Henry Overholser (April 14, 1846 – August 25, 1915) was an American businessman, county commissioner, and important contributor to the development of Oklahoma City. He was the first to erect two-story buildings in the city, both of which were torn down in 1907. Overholser's son from a first marriage, Edward, was a mayor of Oklahoma City.

==Early life==
Overholser was born April 14, 1846, on a farm in Montgomery County, Ohio, the son of John and Elizabeth (Niswonger) Overholser. He was one of 13 children.

Overholser married Emma Hannah and, on June 20, 1869, she gave birth to a son, Edward in Sullivan, Indiana The couple had a second child also, Elizabeth, who married George Pirtle and she used the name "Queen". They lived in Kansas and had two sons. Overholser worked in the mercantile business in Sullivan for 13 years.
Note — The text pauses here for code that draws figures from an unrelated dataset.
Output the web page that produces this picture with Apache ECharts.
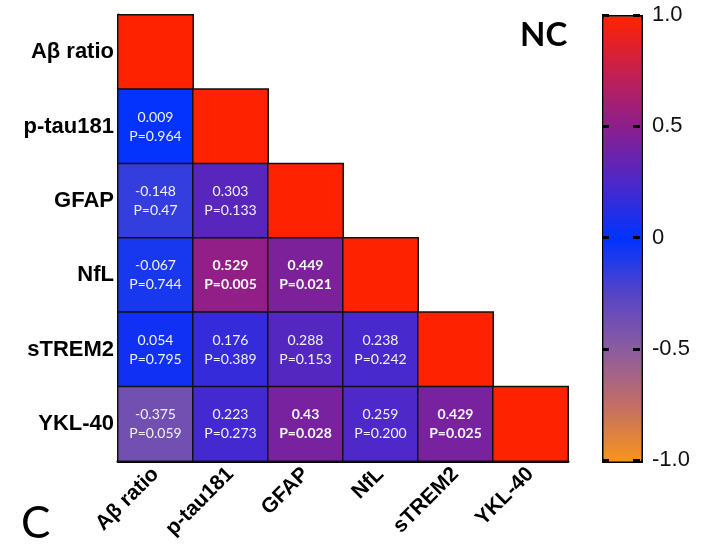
<!DOCTYPE html>
<html>
<head>
<meta charset="utf-8">
<script src="https://cdn.jsdelivr.net/npm/echarts@6/dist/echarts.min.js"></script>
<style>
  html, body { margin: 0; padding: 0; background: #fff; }
  #main { width: 702px; height: 548px; }
</style>
</head>
<body>
<div id="main"></div>
<script>
// 标签
const markers = ['Aβ ratio', 'p-tau181', 'GFAP', 'NfL', 'sTREM2', 'YKL-40'];
// 下三角相关系数 (每行从第一列开始)
const rRows = [
  [],
  ['0.009'],
  ['-0.148', '0.303'],
  ['-0.067', '0.529', '0.449'],
  ['0.054', '0.176', '0.288', '0.238'],
  ['-0.375', '0.223', '0.43', '0.259', '0.429']
];
// P 值
const pRows = [
  [],
  ['0.964'],
  ['0.47', '0.133'],
  ['0.744', '0.005', '0.021'],
  ['0.795', '0.389', '0.153', '0.242'],
  ['0.059', '0.273', '0.028', '0.200', '0.025']
];
const scaleTicks = [-1, -0.5, 0, 0.5, 1];
const scaleColors = ['#F7941D', '#C46E66', '#8C5C9E', '#5844C6', '#0033FF', '#4C28CA', '#8A1F8E', '#C42050', '#FF2200'];

const chart = echarts.init(document.getElementById('main'));

const cells = [];
markers.forEach((rowName, row) => {
  for (let col = 0; col <= row; col++) {
    if (col === row) {
      cells.push({ value: [col, row, 1], label: { show: false } });
    } else {
      const r = rRows[row][col];
      const p = pRows[row][col];
      const sig = parseFloat(p) < 0.05;
      const st = sig ? 'b' : 'n';
      cells.push({
        value: [col, row, parseFloat(r)],
        label: { formatter: '{' + st + '|' + r + '}\n{' + st + '|P=' + p + '}' }
      });
    }
  }
});

const option = {
  animation: false,
  title: [
    { text: 'NC', left: 515, top: 14, textStyle: { fontFamily: 'Lato', fontWeight: 'bold', fontSize: 33, color: '#000' } },
    { text: 'C', left: 16, top: 497, textStyle: { fontFamily: 'Lato', fontWeight: 'normal', fontSize: 44, color: '#000' } }
  ],
  grid: [
    { left: 118, top: 15, width: 450, height: 446 },
    { left: 602, top: 15, width: 38, height: 445 }
  ],
  xAxis: [
    {
      type: 'category',
      data: markers,
      gridIndex: 0,
      axisLine: { lineStyle: { color: '#000', width: 3 } },
      axisTick: { show: false },
      axisLabel: {
        rotate: 45,
        margin: 10,
        fontFamily: 'Liberation Sans',
        fontWeight: 'bold',
        fontSize: 21,
        color: '#000'
      },
      splitArea: { show: false }
    },
    { type: 'value', gridIndex: 1, min: 0, max: 1, show: false }
  ],
  yAxis: [
    {
      type: 'category',
      data: markers,
      inverse: true,
      gridIndex: 0,
      axisLine: { lineStyle: { color: '#000', width: 3 } },
      axisTick: { show: false },
      axisLabel: {
        margin: 4,
        fontFamily: 'Liberation Sans',
        fontWeight: 'bold',
        fontSize: 22,
        color: '#000'
      },
      splitArea: { show: false }
    },
    {
      type: 'value',
      gridIndex: 1,
      position: 'right',
      z: 10,
      min: -1,
      max: 1,
      interval: 0.5,
      axisLine: { show: false, onZero: false },
      axisTick: { show: true, inside: true, length: 7, lineStyle: { color: '#000', width: 3 } },
      axisLabel: {
        margin: 12,
        fontFamily: 'Liberation Sans',
        fontSize: 22,
        color: '#111',
        formatter: v => (v === 0 ? '0' : v.toFixed(1))
      },
      splitLine: { show: false }
    },
    {
      type: 'value',
      gridIndex: 1,
      position: 'left',
      z: 10,
      min: -1,
      max: 1,
      interval: 0.5,
      axisLine: { show: false, onZero: false },
      axisTick: { show: true, inside: true, length: 7, lineStyle: { color: '#000', width: 3 } },
      axisLabel: { show: false },
      splitLine: { show: false }
    }
  ],
  visualMap: {
    type: 'continuous',
    min: scaleTicks[0],
    max: scaleTicks[scaleTicks.length - 1],
    dimension: 2,
    seriesIndex: 0,
    calculable: false,
    left: 602,
    top: 15,
    itemWidth: 38,
    itemHeight: 445,
    padding: 0,
    text: null,
    showLabel: false,
    borderColor: '#000',
    borderWidth: 3,
    inRange: { color: scaleColors }
  },
  series: [
    {
      type: 'heatmap',
      xAxisIndex: 0,
      yAxisIndex: 0,
      data: cells,
      itemStyle: { borderColor: '#111', borderWidth: 1.5 },
      label: {
        show: true,
        color: '#f2f2f2',
        rich: {
          n: { fontFamily: 'Lato', fontSize: 14, lineHeight: 19, color: '#f2f2f2' },
          b: { fontFamily: 'Lato', fontSize: 14, fontWeight: 'bold', lineHeight: 19, color: '#f8f8f8' }
        }
      }
    }
  ]
};

chart.setOption(option);
</script>
</body>
</html>
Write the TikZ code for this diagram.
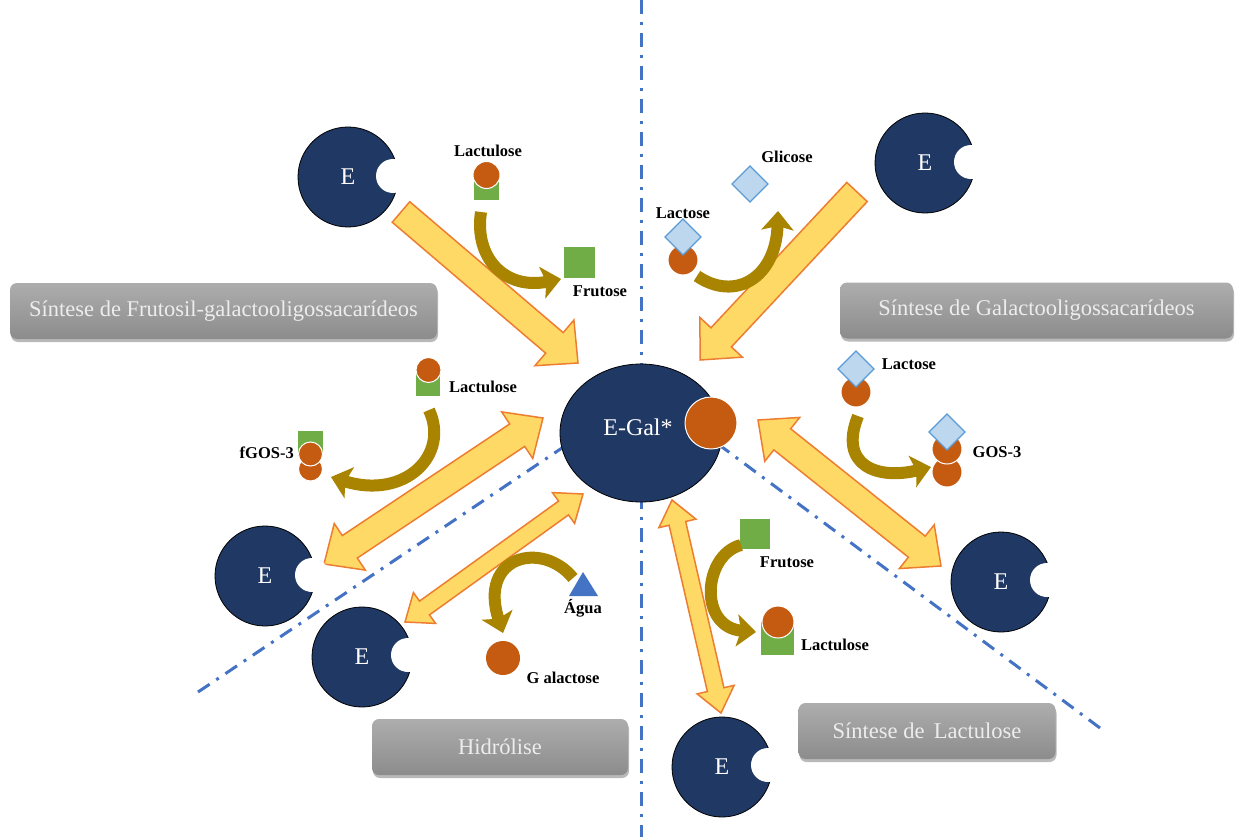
\documentclass[tikz,border=0pt]{standalone}
\usepackage{fontspec}
\setmainfont{Liberation Serif}
\usetikzlibrary{calc,arrows.meta,shadows}

\definecolor{navy}{HTML}{1F3864}
\definecolor{ylw}{HTML}{FFD966}
\definecolor{orng}{HTML}{ED7D31}
\definecolor{rust}{HTML}{C55A11}
\definecolor{grn}{HTML}{70AD47}
\definecolor{ltblue}{HTML}{BDD7EE}
\definecolor{midblue}{HTML}{5B9BD5}
\definecolor{lineblue}{HTML}{4472C4}
\definecolor{gold}{HTML}{A88400}
\definecolor{boxtop}{HTML}{ADADAD}
\definecolor{boxbot}{HTML}{8C8C8C}
\definecolor{boxtext}{HTML}{EDEDED}

\tikzset{
  enz/.style={circle, fill=navy, draw=black, line width=0.8pt, minimum size=100pt, inner sep=0pt,
    text=white, font=\fontsize{24}{26}\selectfont},
  notch/.style={circle, fill=white, minimum size=34pt, inner sep=0pt},
  yarrow/.style={fill=ylw, draw=orng, line width=1.5pt, line join=miter},
  carrow/.style={draw=gold, line width=12pt, -{Stealth[length=19pt,width=32pt,inset=4pt]}},
  sep/.style={draw=lineblue, line width=3pt, dash pattern=on 14pt off 8pt on 3pt off 8pt},
  gbox/.style={rounded corners=7pt, top color=boxtop, bottom color=boxbot, draw=none,
    drop shadow={shadow xshift=1pt, shadow yshift=-3pt, fill=black!50, opacity=0.55},
    text=boxtext, font=\fontsize{22.5}{25}\selectfont, inner sep=0pt},
  lbl/.style={font=\fontsize{16.5}{18}\selectfont\bfseries, inner sep=1pt},
  orb/.style={circle, fill=rust, draw=white, line width=1pt, inner sep=0pt},
  sq/.style={rectangle, fill=grn, inner sep=0pt},
  dia/.style={fill=ltblue, draw=midblue, line width=1.2pt},
}

\newcommand{\sarrow}[5]{% tail, tip, half shaft, half head, head length
  \coordinate (hh) at ($(#2)!#5!(#1)$);
  \path[yarrow] ($(#1)!#3!90:(#2)$) -- ($(hh)!#3!-90:(#1)$) -- ($(hh)!#4!-90:(#1)$) -- (#2)
    -- ($(hh)!#4!90:(#1)$) -- ($(hh)!#3!90:(#1)$) -- ($(#1)!#3!-90:(#2)$) -- cycle;
}
\newcommand{\darrow}[5]{% tip A, tip B, half shaft, half head, head length
  \coordinate (ha) at ($(#1)!#5!(#2)$);
  \coordinate (hb) at ($(#2)!#5!(#1)$);
  \path[yarrow] (#1) -- ($(ha)!#4!-90:(#2)$) -- ($(ha)!#3!-90:(#2)$) -- ($(hb)!#3!90:(#1)$)
    -- ($(hb)!#4!90:(#1)$) -- (#2) -- ($(hb)!#4!-90:(#1)$) -- ($(hb)!#3!-90:(#1)$)
    -- ($(ha)!#3!90:(#2)$) -- ($(ha)!#4!90:(#2)$) -- cycle;
}
\newcommand{\diam}[3]{% name, centre, half diagonal
  \path[dia] ($(#2)+(0,-#3)$) -- ($(#2)+(#3,0)$) -- ($(#2)+(0,#3)$) -- ($(#2)+(-#3,0)$) -- cycle;
  \coordinate (#1) at (#2);
}

\begin{document}
\begin{tikzpicture}[x=1pt, y=-1pt]
\useasboundingbox (0,0) rectangle (1238,837);
\fill[white] (0,0) rectangle (1238,837);

% separator lines
\coordinate (vtop) at (641,0);
\coordinate (vbot) at (641,837);
\coordinate (dl1) at (198,692);
\coordinate (dl2) at (562,448);
\coordinate (dr1) at (718,444);
\coordinate (dr2) at (1100,728);
\draw[sep] (vtop) -- (vbot);
\draw[sep] (dl1) -- (dl2);
\draw[sep] (dr1) -- (dr2);

% category boxes
\node[gbox, minimum width=427pt, minimum height=56pt] (bfgos) at (223.5,311) {Síntese de Frutosil-galactooligossacarídeos};
\node[gbox, minimum width=393pt, minimum height=56pt] (bgos) at (1036.5,310.5) {Síntese de Galactooligossacarídeos};
\node[gbox, minimum width=256pt, minimum height=56pt] (bhid) at (500,747) {Hidrólise};
\node[gbox, minimum width=257pt, minimum height=56pt] (blac) at (927,731) {Síntese de\, Lactulose};

% big arrows
\coordinate (a1t) at (401,212);  \coordinate (a1h) at (578,363);
\coordinate (a2t) at (857,192);  \coordinate (a2h) at (700,360);
\coordinate (a3a) at (324,564);  \coordinate (a3b) at (543,418);
\coordinate (a4a) at (405,622);  \coordinate (a4b) at (583,494);
\coordinate (a5a) at (758,420);  \coordinate (a5b) at (941,566);
\coordinate (a6a) at (672,500);  \coordinate (a6b) at (721,713);
\sarrow{a1t}{a1h}{13.5pt}{30pt}{31pt}
\sarrow{a2t}{a2h}{14pt}{29pt}{31pt}
\darrow{a3a}{a3b}{13.5pt}{28pt}{31pt}
\darrow{a4a}{a4b}{8.5pt}{19pt}{24pt}
\darrow{a5a}{a5b}{13.5pt}{28pt}{31pt}
\darrow{a6a}{a6b}{8.5pt}{19pt}{24pt}

% enzymes
\node[enz] (e1) at (348,177) {E};
\node[notch] (e1n) at (393,176) {};
\node[enz] (e2) at (925,163) {E};
\node[notch] (e2n) at (971,162) {};
\node[enz] (e3) at (265,576) {E};
\node[notch] (e3n) at (312,575) {};
\node[enz] (e4) at (362,657) {E};
\node[notch] (e4n) at (408,655) {};
\node[enz] (e5) at (1001,582) {E};
\node[notch] (e5n) at (1047,580) {};
\node[enz] (e6) at (722,767) {E};
\node[notch] (e6n) at (768,765) {};

% central complex
\path[fill=navy, draw=black, line width=0.8pt] (641,433) ellipse [x radius=81, y radius=69];
\node[text=white, font=\fontsize{24}{26}\selectfont, inner sep=0pt] (egal) at (638,427) {E-Gal*};
\node[orb, minimum size=52pt] (gal) at (711,423) {};

% ---- top left: lactulose -> frutose
\node[sq, minimum size=25pt] (lu1s) at (486,187.5) {};
\node[orb, minimum size=27pt] (lu1c) at (486.5,175) {};
\node[lbl] (lu1l) at (488,151) {Lactulose};
\node[sq, minimum size=31pt] (fr1) at (579,262) {};
\node[lbl] (fr1l) at (600,291) {Frutose};
\coordinate (c1s) at (481,212); \coordinate (c1e) at (561,279);
\draw[carrow] (c1s) .. controls (474,258) and (505,290) .. (c1e);

% ---- top right: lactose -> glicose
\node[orb, minimum size=30pt] (la1c) at (683,260) {};
\diam{la1d}{683,237}{18}
\node[lbl] (la1l) at (683,213) {Lactose};
\diam{gl1}{750,184}{18}
\node[lbl] (gl1l) at (787,157) {Glicose};
\coordinate (c2s) at (697,276); \coordinate (c2e) at (778,211);
\draw[carrow] (c2s) .. controls (735,302) and (776,278) .. (c2e);

% ---- left middle: lactulose -> fGOS-3
\node[sq, minimum size=24pt] (lu2s) at (428,384) {};
\node[orb, minimum size=25pt] (lu2c) at (428.5,370) {};
\node[lbl] (lu2l) at (483,387) {Lactulose};
\node[sq, minimum size=25pt] (fg1s) at (310.5,443) {};
\node[orb, minimum size=24pt] (fg1c2) at (310.5,469) {};
\node[orb, minimum size=24pt] (fg1c1) at (310.5,454) {};
\node[lbl, anchor=east] (fg1l) at (295,453) {fGOS-3};
\coordinate (c3s) at (429,410); \coordinate (c3e) at (331,477);
\draw[carrow] (c3s) .. controls (450,455) and (405,500) .. (c3e);

% ---- hydrolysis: agua -> galactose
\path[fill=lineblue] (583,572) -- (598,596) -- (569,596) -- cycle;
\coordinate (agua) at (584,588);
\node[lbl] (agual) at (583,608) {Água};
\node[orb, minimum size=34pt, draw=none] (gal1) at (503,658) {};
\node[lbl] (gal1l) at (563,678) {G alactose};
\coordinate (c5s) at (573,578); \coordinate (c5e) at (503,633);
\draw[carrow] (c5s) .. controls (542,540) and (478,556) .. (c5e);

% ---- right: lactose -> GOS-3
\node[orb, minimum size=30pt] (la2c) at (856,392) {};
\diam{la2d}{856,369}{18}
\node[lbl] (la2l) at (909,364) {Lactose};
\node[orb, minimum size=30pt] (go1c2) at (947,472) {};
\node[orb, minimum size=30pt] (go1c1) at (947,449) {};
\diam{go1d}{947,432}{18}
\node[lbl] (go1l) at (997,452) {GOS-3};
\coordinate (c4s) at (858,416); \coordinate (c4e) at (931,467);
\draw[carrow] (c4s) .. controls (838,466) and (878,480) .. (c4e);

% ---- lactulose synthesis: frutose -> lactulose
\node[sq, minimum size=30pt] (fr2) at (755,534) {};
\node[lbl] (fr2l) at (787,562) {Frutose};
\node[sq, minimum width=33pt, minimum height=33pt] (lu3s) at (777,638) {};
\node[orb, minimum size=32pt] (lu3c) at (778,622) {};
\node[lbl] (lu3l) at (835,645) {Lactulose};
\coordinate (c6s) at (741,545); \coordinate (c6e) at (756,632);
\draw[carrow] (c6s) .. controls (703,555) and (698,627) .. (c6e);

\end{tikzpicture}
\end{document}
He started various real estate and building enterprises in Colorado and Ashland, Wisconsin before moving to Oklahoma Territory.

==Oklahoma City==
Overholser had already made a fortune when he arrived in Oklahoma Territory in 1889. He quickly began buying lots, developing business buildings, and making capital improvements using his own money to what would become Oklahoma City Overholser married Anna Ione Murphy on October 23, 1889. His brother, Levi, and nephew, Will, lived in one of his buildings on West Grand in 1889.

Overholser ran unsuccessfully for mayor two times, but did succeed in becoming a county commissioner of Oklahoma County. He built the Overholser Opera House on Grand Avenue for $108,000 in 1903 and the Overholser Theater. In 1905, Henry and Anna Overholser had their only child together; a daughter, Henry Ione Overholser.

With collaborator Charles G. Jones, he was instrumental in the creation of two railways important to Oklahoma City: the St. Louis and Oklahoma City Railroad in 1895, and the Oklahoma City Terminal Railroad in 1900.

Just before statehood in 1906, Overholser helped the local chamber of commerce purchase land for the State Fair of Oklahoma, giving it a permanent home. He served on the fair's board for numerous years.

==Overholser Mansion==

A prominent mansion in Oklahoma City stands as testament to the Overholser family. The 20-room, brick-and-stone Victorian mansion lies in Heritage Hills and was built in 1903. It passed through the family until it was transferred to David Perry, the husband of Overholser's daughter, after her death. In the 1970s, the mansion was donated to the state and is currently maintained as a historic house museum by Preservation Oklahoma through an agreement with the Oklahoma Historical Society.